And, Grandma used to play a little ball, too, at Eagle Township #6, a country school a little north and west of Ireton.

"When I was a kid, I liked ball all right. But then I never majored in it or made a big fuss over it," she said. "Now, Beverly, when she was in high school, she was pretty good, too."

Jennie's Dad, who also attended West Sioux, said he knew great things were in store for the young athlete after a trip to Iowa when she was eight. She saw her first snowfall. "Her reaction was to pack a snowball -- then toss it out of sight," USA Today reports.

Finch makes time in her busy schedule to do charity work. She has partnered with Cal Ripken, Jr. to conduct softball camps and clinics for disadvantaged youth and raises money to fight diabetes and world hunger. She even donated a Finch glove and other memorabilia for a fund-raiser for an area woman. For one fund-raiser she pitched to famous ballplayers, none of whom connected with her rise ball except for a foul tip. Later, personality showing through again, Finch explained that it wasn't their fault, her pitching was different than the style they knew.

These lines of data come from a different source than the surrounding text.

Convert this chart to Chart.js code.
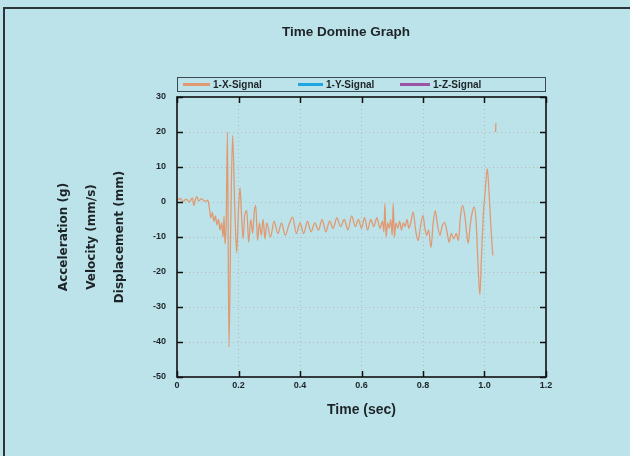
<!DOCTYPE html>
<html>
<head>
<meta charset="utf-8">
<script src="https://cdn.jsdelivr.net/npm/chart.js@4.4.1/dist/chart.umd.min.js"></script>
<style>
  html, body { margin:0; padding:0; background:#bde3ea; }
  #wrap { position:relative; width:630px; height:456px; overflow:hidden; }
  #frame { position:absolute; left:3px; top:7px; right:-4px; bottom:-4px;
           border-left:2px solid #2b3436; border-top:2px solid #2b3436; }
  canvas { position:absolute; left:0; top:0; }
</style>
</head>
<body>
<div id="wrap">
  <div id="frame"></div>
  <canvas id="chart" width="630" height="456"></canvas>
</div>
<script>
const CHART_TITLE = 'Time Domine Graph';
const X_TITLE = 'Time (sec)';
const Y_TITLE = ['Acceleration (g)', 'Velocity (mm/s)', 'Displacement (mm)'];
const SERIES_NAMES = ['1-X-Signal', '1-Y-Signal', '1-Z-Signal'];
const SERIES_COLORS = ['#e09a72', '#1ea6e0', '#9a55a6'];

// time axis (sec) and the X signal
const timeSec = [
  0.000,0.010,0.020,0.030,0.040,0.050,0.055,0.060,
  0.065,0.070,0.080,0.090,0.100,0.105,0.110,0.115,
  0.120,0.125,0.130,0.135,0.140,0.145,0.150,0.153,
  0.156,0.160,0.164,0.169,0.175,0.181,0.188,0.194,
  0.200,0.205,0.210,0.215,0.220,0.227,0.233,0.240,
  0.246,0.251,0.256,0.262,0.268,0.274,0.280,0.286,
  0.292,0.304,0.316,0.328,0.340,0.352,0.364,0.376,
  0.388,0.400,0.412,0.424,0.436,0.448,0.460,0.472,
  0.484,0.496,0.508,0.520,0.532,0.544,0.556,0.568,
  0.580,0.590,0.600,0.610,0.620,0.630,0.640,0.650,
  0.660,0.668,0.673,0.676,0.680,0.685,0.690,0.695,
  0.700,0.703,0.707,0.712,0.718,0.724,0.730,0.736,
  0.742,0.748,0.754,0.760,0.768,0.776,0.784,0.792,
  0.800,0.806,0.812,0.818,0.826,0.833,0.840,0.847,
  0.855,0.862,0.870,0.878,0.885,0.892,0.900,0.908,
  0.915,0.922,0.929,0.936,0.942,0.947,0.953,0.960,
  0.967,0.973,0.979,0.985,0.990,0.996,1.003,1.009,
  1.014,1.020,1.027,1.031,1.036,1.037
];
const xSignal = [
  0.5,1.0,0.2,0.8,0.0,1.2,-1.0,0.8,
  1.5,0.3,0.9,0.2,0.5,-1.5,-4.5,-3.0,
  -5.5,-4.0,-6.5,-5.0,-8.0,-6.0,-10.0,-4.0,
  -12.0,-6.0,20.0,-41.5,-5.0,19.0,-2.0,-14.5,
  -2.0,4.0,-4.0,-10.5,-4.0,-2.5,-11.5,-5.0,
  -9.0,-3.0,-1.0,-11.0,-6.0,-9.5,-5.0,-10.5,
  -6.0,-10.0,-5.5,-9.0,-6.0,-9.5,-6.5,-4.3,
  -9.0,-6.0,-9.0,-5.5,-8.5,-6.0,-8.0,-5.0,
  -8.5,-5.5,-7.5,-4.5,-7.0,-5.0,-8.0,-4.0,
  -7.0,-5.0,-7.5,-4.5,-8.0,-5.0,-7.0,-4.5,
  -7.5,-5.5,-8.5,-0.5,-10.0,-6.0,-7.5,-5.0,
  -9.5,-0.5,-10.0,-6.0,-7.5,-5.5,-8.0,-6.0,
  -7.0,-5.0,-7.5,-6.0,-2.8,-8.0,-11.0,-7.0,
  -3.8,-7.5,-9.5,-8.0,-13.0,-6.0,-2.5,-6.5,
  -9.5,-7.0,-5.8,-8.5,-11.5,-9.0,-10.5,-9.0,
  -11.0,-4.0,-1.0,-4.0,-9.0,-11.8,-7.0,-3.0,
  -1.5,-6.0,-18.0,-26.5,-16.0,-4.0,4.0,9.5,
  4.0,-6.0,-15.3,null,20.0,22.5
];
const ySignal = [];
const zSignal = [];

const xTicks = { min:0, max:1.2, step:0.2 };
const yTicks = { min:-50, max:30, step:10 };

const FONT = "'Liberation Sans', Arial, sans-serif";
const WIDE = "'DejaVu Sans', Verdana, sans-serif";

const framePlugin = {
  id: 'frame',
  afterDatasetsDraw(chart){
    const {ctx, chartArea:a, scales} = chart;
    ctx.save();
    ctx.strokeStyle = '#111';
    ctx.lineWidth = 1.5;
    ctx.beginPath();
    scales.y.ticks.forEach(t => {
      const py = Math.round(scales.y.getPixelForValue(t.value)) + 0.5;
      ctx.moveTo(a.left, py); ctx.lineTo(a.left + 6, py);
      ctx.moveTo(a.right, py); ctx.lineTo(a.right - 6, py);
    });
    scales.x.ticks.forEach(t => {
      const px = Math.round(scales.x.getPixelForValue(t.value)) + 0.5;
      ctx.moveTo(px, a.bottom); ctx.lineTo(px, a.bottom - 6);
      ctx.moveTo(px, a.top); ctx.lineTo(px, a.top + 6);
    });
    ctx.stroke();
    ctx.lineWidth = 1.6;
    ctx.strokeRect(a.left, a.top, a.right - a.left, a.bottom - a.top);
    ctx.restore();
  },
  afterDraw(chart){
    const {ctx, chartArea:a} = chart;
    ctx.save();
    // main title
    ctx.fillStyle = '#1d2427';
    ctx.font = 'bold 13.5px ' + FONT;
    ctx.textAlign = 'center';
    ctx.textBaseline = 'middle';
    ctx.fillText(CHART_TITLE, 346, 32);
    // legend box
    const top = 77, h = 14;
    ctx.strokeStyle = '#3a4a50';
    ctx.lineWidth = 1;
    ctx.strokeRect(a.left + 0.5, top + 0.5, a.right - a.left - 1, h);
    const starts = [183, 298, 400];
    const lens = [27, 25, 30];
    ctx.font = 'bold 10px ' + FONT;
    ctx.textAlign = 'left';
    chart.data.datasets.forEach((ds, i) => {
      const x0 = starts[i], cy = top + h / 2 + 0.5;
      ctx.strokeStyle = ds.borderColor;
      ctx.lineWidth = 3;
      ctx.beginPath(); ctx.moveTo(x0, cy); ctx.lineTo(x0 + lens[i], cy); ctx.stroke();
      ctx.fillStyle = '#1d2427';
      ctx.fillText(ds.label, x0 + lens[i] + 3, cy + 0.5);
    });
    ctx.restore();
  }
};

const pts = timeSec.map((t, i) => ({ x: t, y: xSignal[i] }));

new Chart(document.getElementById('chart'), {
  type: 'line',
  data: {
    datasets: [
      { label: SERIES_NAMES[0], data: pts, borderColor: SERIES_COLORS[0], borderWidth: 1.3,
        pointRadius: 0, cubicInterpolationMode: 'monotone', spanGaps: false },
      { label: SERIES_NAMES[1], data: ySignal, borderColor: SERIES_COLORS[1], borderWidth: 1, pointRadius: 0 },
      { label: SERIES_NAMES[2], data: zSignal, borderColor: SERIES_COLORS[2], borderWidth: 1, pointRadius: 0 }
    ]
  },
  options: {
    responsive: false,
    animation: false,
    layout: { padding: { left: 50, top: 97, right: 84, bottom: 30 } },
    plugins: { legend: { display: false }, tooltip: { enabled: false }, title: { display: false } },
    scales: {
      x: {
        type: 'linear', min: xTicks.min, max: xTicks.max,
        afterFit: s => { s.height = 49; },
        ticks: { stepSize: xTicks.step, padding: 3, color: '#1d2427',
                 font: { family: FONT, size: 9, weight: 'bold' },
                 callback: v => v === 0 ? '0' : v.toFixed(1) },
        grid: { color: '#b9b9b9', drawTicks: false, lineWidth: 1 },
        border: { display: false, dash: [1, 3] },
        title: { display: true, text: X_TITLE, color: '#1d2427', padding: { top: 0, bottom: 7 },
                 font: { family: FONT, size: 14, weight: 'bold' } }
      },
      y: {
        min: yTicks.min, max: yTicks.max,
        afterFit: s => { s.width = 127; },
        ticks: { stepSize: yTicks.step, padding: 11, color: '#1d2427',
                 font: { family: FONT, size: 9, weight: 'bold' } },
        grid: { color: '#b9b9b9', drawTicks: false, lineWidth: 1 },
        border: { display: false, dash: [1, 3] },
        title: { display: true, text: Y_TITLE, color: '#1d2427', padding: 0,
                 font: { family: WIDE, size: 12, weight: 'bold', lineHeight: 2.33 } }
      }
    }
  },
  plugins: [framePlugin]
});
</script>
</body>
</html>
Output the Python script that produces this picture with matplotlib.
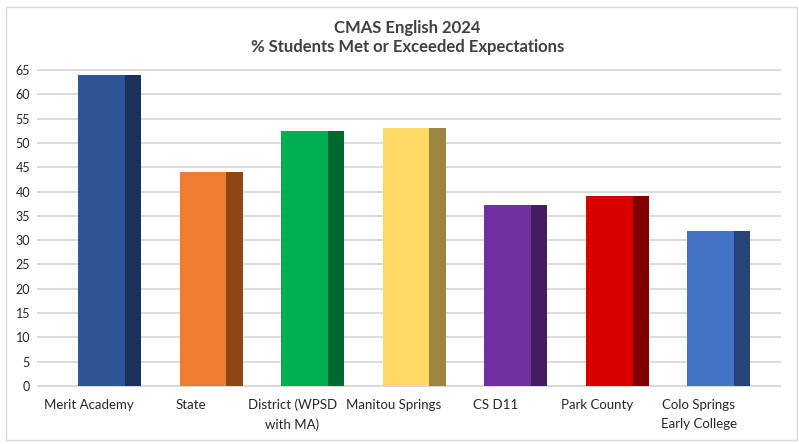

The Olympian also made her Grandma proud when, in a magazine profile, she said she believed, "I can do all the things in Christ who gives me strength."

Grandma Barents, who taught Sunday School for 22 years and volunteers her sewing skills to refurbish wheelchairs, has a similar philosophy, "I try to put God first place in my life. Makes things work out much better."


(Photo)
* 2004 US Olympic gold-medal winning softball team member; pitched two of the winning games

*Tossed a no-hitter with five strikeouts over three innings in her Olympic debut, a 7-0 win over Italy.

* 2-time National Collegiate Player of the Year

* Holds NCAA records for consecutive wins (60) and most wins in a single season without a loss (32)

* Gold medal, 2003 Pan Am Games

*3-time All-American

* Most Outstanding Player 2001 Women's College World Series

* One of People Magazine's 50 most beautiful people of 2004

* Co-host on Fox's "This Week in Baseball"

* Tosses a softball 71 miles per hour

* Endorsements: Sprint, Innovative Sports, 24 hour Fitness, Bank of America, Bolle, Mizuno, Sealyand, of course, the Finch Windmill invented by her father

* In the news: Sports Illustrated, People, Glamour, USA Today, Vanity Fair, New York Times,

*Went 15-0 with a 0.27 earned run average on USA Softball's pre-Olympics tour

*Struck out (among others) All-Star catcher Mike Piazza and outfielder Mike Cameron. Barry Bonds told her he wouldn't swing at her pitch until the Olympic team brought home the gold.